Orang Malaysia boleh berusaha di Indonesia, berusaha apa pun di Indonesia. Orang Indonesia juga bisa berusaha di Brunei, bisa berusaha di Thailand. Orang Thailand juga bisa ke sini.


Sudah dibuka. Hanya belum terlihat sekarang ini karena memang baru setengah tahun lebih. Arus barang, arus uang, mobilitas barang, mobilitas orang belum kelihatan. Tetapi jangan kaget bahwa sedikit demi sedikit pergerakan itu akan ada, dan akan terus ada.


Sama seperti di EU, di Uni Eropa. Dulu juga seperti itu. Saat dibuka, mereka bersatu. Dan Uni Eropa juga sama. Pergerakan tidak ada.


Tetapi pada saatnya nanti kita baru sadar bahwa, “Lho kok banyak orang Thailand di Indonesia? Lho kok sudah banyak orang Singapura di Ponorogo?” Mungkin kita akan terkaget-kaget karena hal-hal seperti itu. Tidak akan kelihatan berbondong-bondong.


Tetapi inilah sebuah kompetisi yang selalu saya sampaikan. Apa pun, kalau kita bertemu dengan kepala-kepala negara di ASEAN, selalu ada yang namanya ASEAN wave, bergandeng-gandeng seperti ini, gandeng-gandeng-gandeng dengan kepala negara yang lain.


Tetapi di batin saya, saya selalu sampaikan, terus saya sampaikan, “Apa pun, mereka adalah kompetitor kita. Apa pun, mereka adalah pesaing-pesaing kita. Jangan lengah terhadap itu. Begitu kita lengah, daya saing kita habis.”


Inilah sebuah keterbukaan yang tidak bisa kita tolak lagi, sebuah keterbukaan yang tidak bisa kita tolak lagi, tidak bisa kita hambat-hambat. Kalau kita menghambat, berarti kita menutup diri.


Begitu kita menutup diri, berarti kita diblok negara-negara yang lain. Kita tidak bisa berjualan ke sana, kita tidak bisa ekspor ke sana, dan akhirnya akan menjadi negara tertutup.


Tetapi konsekuensi dari keterbukaan adalah apakah kita siap bersaing dengan mereka, apakah siap kita berkompetisi dengan mereka, baik SDM maupun produk-produk. Saya sampaikan, kita harus siap, kita harus siap. Tidak ada pilihan, tidak ada pilihan, tidak ada pilihan yang lain. Kalau belum siap, kita harus menyiapkan diri.


Ada beberapa sektor yang kita harus menyiapkan diri. Ada beberapa sektor yang kita harus berbenah. Inilah yang terus saya sampaikan.

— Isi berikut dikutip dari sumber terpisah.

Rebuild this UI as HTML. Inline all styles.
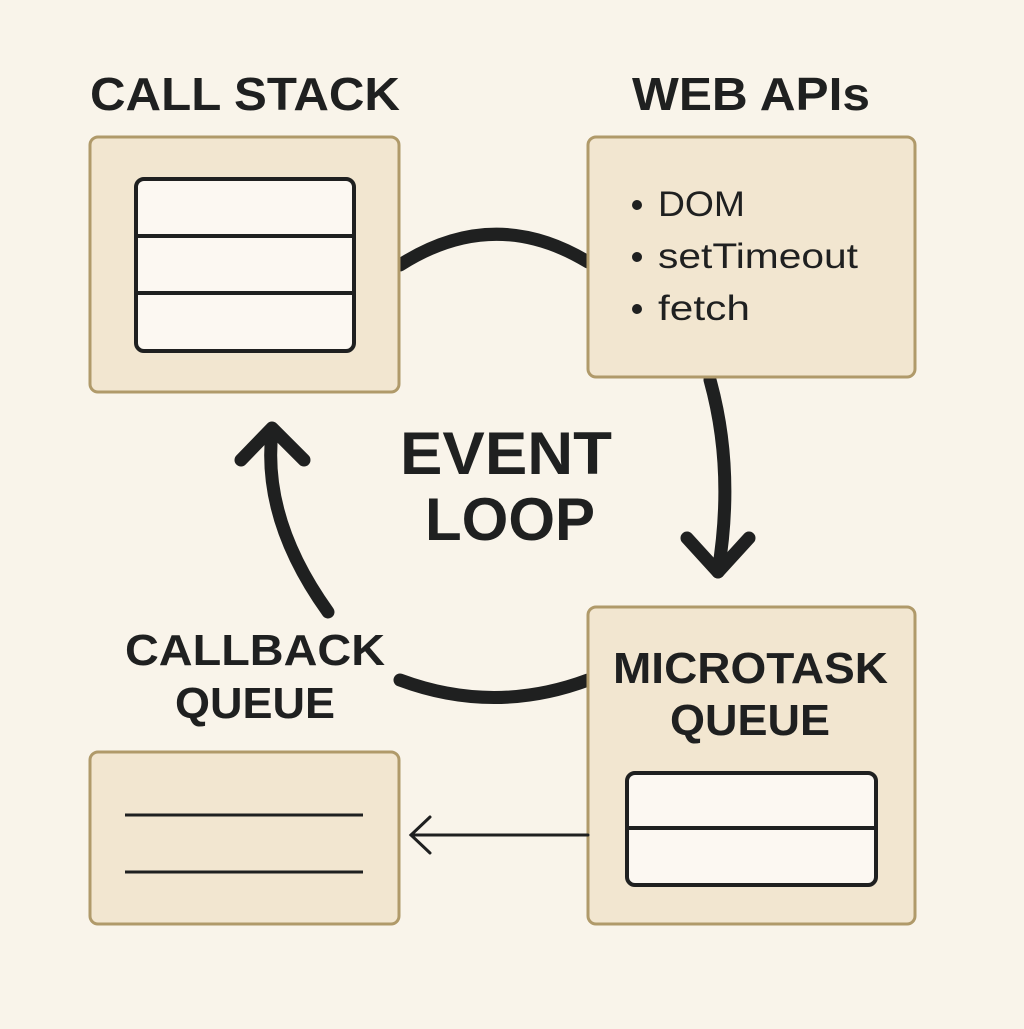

Dan tidak mungkin kita bergerak monoton, bergerak rutinitas, tidak memiliki keberanian terobosan, tidak berani menelan pil pahitnya dulu, baru menelan nanti manisnya ke depan. Kita harus berani melakukan itu. Kita harus berani menjalani itu. Tanpa itu, kalau kita biasa-biasa, rutinitas kita jalani, monoton yang kita jalani, saya sangat khawatir kompetisi itu memang bisa meninggalkan kita, dan kita ditinggal.


Kita sangat jauh. Kalau kita berbicara indeks atau kita berbicara rasio kemudahan berusaha di Indonesia, kita ini nomor 109, 109. Singapura nomor 1. Malaysia nomor 18. Thailand nomor 49. Kita nomor 109. Hal-hal seperti inilah yang harus kita perbaiki.

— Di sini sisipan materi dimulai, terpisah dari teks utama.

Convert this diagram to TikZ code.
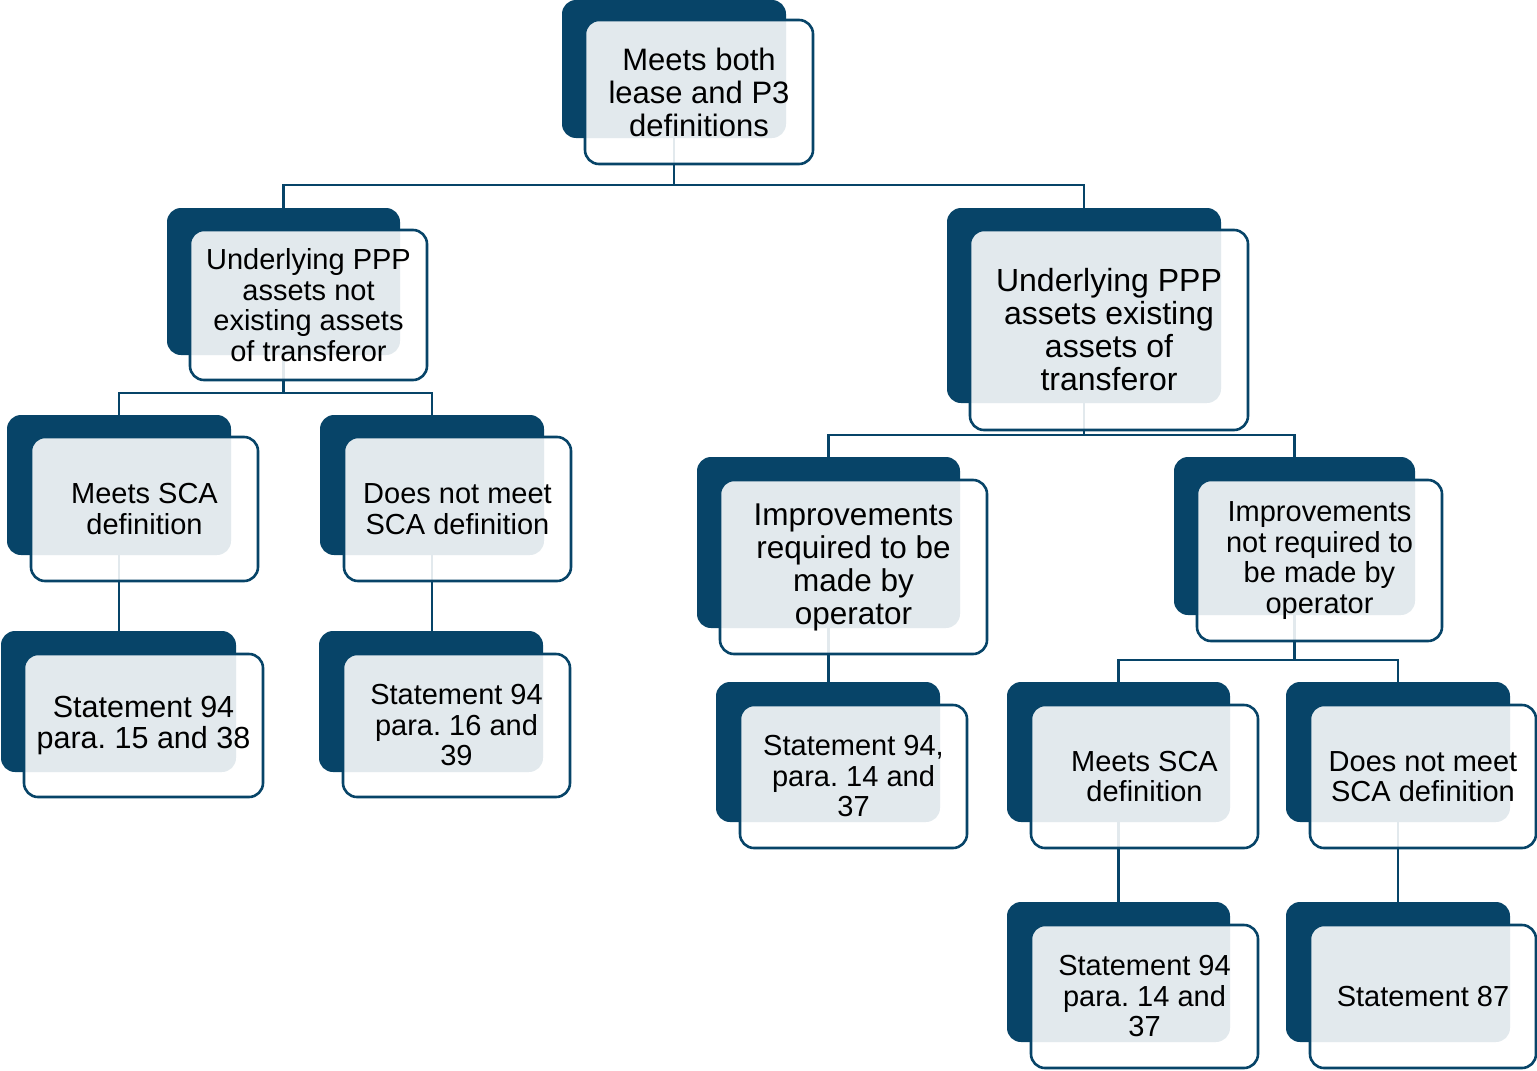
\documentclass[tikz,border=0pt]{standalone}
\usepackage{fontspec}
\setmainfont{Liberation Sans}
\frenchspacing
\pgfdeclarelayer{background}
\pgfsetlayers{background,main}
\definecolor{navy}{HTML}{074468}
\newcommand{\fsz}[2]{\fontsize{#1}{#2}\selectfont}
\tikzset{
  darkbox/.style={rectangle, rounded corners=14pt, fill=navy, draw=none, inner sep=0pt, outer sep=0pt},
  frontbox/.style={rectangle, rounded corners=14pt, fill=white, fill opacity=0.886, text opacity=1, draw=navy, line width=2.6pt, draw opacity=1, inner sep=0pt, outer sep=0pt, align=center, text=black, font=\fsz{29}{30.5}},
  conn/.style={draw=navy, line width=2.6pt},
}
\begin{document}
\begin{tikzpicture}[x=1pt,y=-1pt]
\useasboundingbox (0,0) rectangle (1537,1071);

\begin{pgfonlayer}{background}
\node[darkbox, minimum width=224pt, minimum height=138pt] (rootd) at (674,69) {};
\node[darkbox, minimum width=233pt, minimum height=147pt] (l1d) at (283.5,281.5) {};
\node[darkbox, minimum width=274pt, minimum height=195pt] (r1d) at (1084,305.5) {};
\node[darkbox, minimum width=224pt, minimum height=140pt] (l2ad) at (119,485) {};
\node[darkbox, minimum width=224pt, minimum height=140pt] (l2bd) at (432,485) {};
\node[darkbox, minimum width=235pt, minimum height=141pt] (l3ad) at (118.5,701.5) {};
\node[darkbox, minimum width=224pt, minimum height=141pt] (l3bd) at (431,701.5) {};
\node[darkbox, minimum width=263pt, minimum height=171pt] (r2ad) at (828.5,542.5) {};
\node[darkbox, minimum width=241pt, minimum height=158pt] (r2bd) at (1294.5,536) {};
\node[darkbox, minimum width=224pt, minimum height=140pt] (r3ad) at (828,752) {};
\node[darkbox, minimum width=223pt, minimum height=140pt] (r3bd) at (1118.5,752) {};
\node[darkbox, minimum width=224pt, minimum height=140pt] (r3cd) at (1398,752) {};
\node[darkbox, minimum width=223pt, minimum height=140pt] (r4ad) at (1118.5,972) {};
\node[darkbox, minimum width=224pt, minimum height=140pt] (r4bd) at (1398,972) {};

\draw[conn] (rootd.south) -- ++(0,47) -| (l1d.north);
\draw[conn] (rootd.south) -- ++(0,47) -| (r1d.north);
\draw[conn] (l1d.south) -- ++(0,38) -| (l2ad.north);
\draw[conn] (l1d.south) -- ++(0,38) -| (l2bd.north);
\draw[conn] (l2ad.south) -- (l3ad.north -| l2ad.south);
\draw[conn] (l2bd.south) -- (l3bd.north -| l2bd.south);
\draw[conn] (r1d.south) -- ++(0,32) -| (r2ad.north);
\draw[conn] (r1d.south) -- ++(0,32) -| (r2bd.north);
\draw[conn] (r2ad.south) -- (r3ad.north -| r2ad.south);
\draw[conn] (r2bd.south) -- ++(0,45) -| (r3bd.north);
\draw[conn] (r2bd.south) -- ++(0,45) -| (r3cd.north);
\draw[conn] (r3bd.south) -- (r4ad.north -| r3bd.south);
\draw[conn] (r3cd.south) -- (r4bd.north -| r3cd.south);
\end{pgfonlayer}

\node[frontbox, minimum width=228pt, minimum height=144pt, font=\fsz{31}{33}] (root) at (699,92) {Meets both\\lease and P3\\definitions};
\node[frontbox, minimum width=237pt, minimum height=150pt] (l1) at (308.5,305) {Underlying PPP\\assets not\\existing assets\\of transferor};
\node[frontbox, minimum width=278pt, minimum height=200pt, font=\fsz{32}{33}] (r1) at (1109,330) {Underlying PPP\\assets existing\\assets of\\transferor};
\node[frontbox, minimum width=227pt, minimum height=144pt] (l2a) at (144.5,509) {Meets SCA\\definition};
\node[frontbox, minimum width=227pt, minimum height=144pt] (l2b) at (457.5,509) {Does not meet\\SCA definition};
\node[frontbox, minimum width=239pt, minimum height=143pt, font=\fsz{30.5}{31}] (l3a) at (143.5,725.5) {Statement 94\\para. 15 and 38};
\node[frontbox, minimum width=227pt, minimum height=143pt] (l3b) at (456.5,725.5) {Statement 94\\para. 16 and\\39};
\node[frontbox, minimum width=267pt, minimum height=174pt, font=\fsz{31.5}{33}] (r2a) at (853.5,567) {Improvements\\required to be\\made by\\operator};
\node[frontbox, minimum width=245pt, minimum height=161pt] (r2b) at (1319.5,560.5) {Improvements\\not required to\\be made by\\operator};
\node[frontbox, minimum width=227pt, minimum height=143pt] (r3a) at (853.5,776.5) {Statement 94,\\para. 14 and\\37};
\node[frontbox, minimum width=227pt, minimum height=143pt] (r3b) at (1144.5,776.5) {Meets SCA\\definition};
\node[frontbox, minimum width=226pt, minimum height=143pt] (r3c) at (1423,776.5) {Does not meet\\SCA definition};
\node[frontbox, minimum width=227pt, minimum height=143pt] (r4a) at (1144.5,996.5) {Statement 94\\para. 14 and\\37};
\node[frontbox, minimum width=226pt, minimum height=143pt] (r4b) at (1423,996.5) {Statement 87};
\end{tikzpicture}
\end{document}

Dan alhamdulillah, saya sangat senang sekali pondok pesantren ini, Pondok Pesantren Gontor, alumni-alumninya, santri-santri dari sini ada yang Ketua MPR, pimpinan di DPD, di eksekutif banyak, Pak Menteri Agama. Gubernur, bupati, wali kota di daerah-daerah juga banyak yang alumni dari pondok ini.

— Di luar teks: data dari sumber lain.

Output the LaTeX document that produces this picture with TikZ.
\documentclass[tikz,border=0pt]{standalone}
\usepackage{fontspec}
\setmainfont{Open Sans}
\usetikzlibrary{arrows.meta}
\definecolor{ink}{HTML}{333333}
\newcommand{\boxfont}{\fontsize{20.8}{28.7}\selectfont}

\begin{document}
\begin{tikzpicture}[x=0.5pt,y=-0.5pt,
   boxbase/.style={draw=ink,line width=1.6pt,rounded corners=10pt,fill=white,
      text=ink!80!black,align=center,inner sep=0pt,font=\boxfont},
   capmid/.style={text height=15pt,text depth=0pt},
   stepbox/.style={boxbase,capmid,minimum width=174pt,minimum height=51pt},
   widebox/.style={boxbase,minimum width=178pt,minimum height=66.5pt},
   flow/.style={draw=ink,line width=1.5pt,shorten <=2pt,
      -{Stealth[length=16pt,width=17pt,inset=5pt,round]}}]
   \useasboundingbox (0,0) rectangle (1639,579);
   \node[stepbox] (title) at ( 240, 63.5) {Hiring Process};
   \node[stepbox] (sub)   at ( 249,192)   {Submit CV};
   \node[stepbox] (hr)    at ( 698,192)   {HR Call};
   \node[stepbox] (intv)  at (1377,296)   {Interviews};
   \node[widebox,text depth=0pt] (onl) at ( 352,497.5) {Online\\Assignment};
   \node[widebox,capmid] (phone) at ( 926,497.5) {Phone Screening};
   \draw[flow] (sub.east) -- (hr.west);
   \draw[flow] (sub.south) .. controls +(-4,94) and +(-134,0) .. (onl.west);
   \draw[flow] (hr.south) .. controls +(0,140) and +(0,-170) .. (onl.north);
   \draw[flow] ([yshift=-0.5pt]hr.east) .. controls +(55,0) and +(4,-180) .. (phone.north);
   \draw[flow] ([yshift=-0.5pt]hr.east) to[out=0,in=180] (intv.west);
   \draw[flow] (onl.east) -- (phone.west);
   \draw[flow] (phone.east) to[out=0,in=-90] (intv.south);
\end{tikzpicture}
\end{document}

Ini yang menyebabkan saya bangga. Artinya, dari sisi persaingan, sudah ditunjukkan bahwa alumni dari Pondok Pesantren Gontor bisa bersaing dengan yang lainnya. Inilah sebuah kualitas yang—saya ingin—dijaga, diperbaiki sehingga persaingan nantinya antarnegara itu bisa kita menangkan.


Saya kira itu sedikit yang bisa saya sampaikan pada kesempatan yang baik ini. Terima kasih. Saya tutup.


Wassalamualaikum warahmatullah wabarakatuh.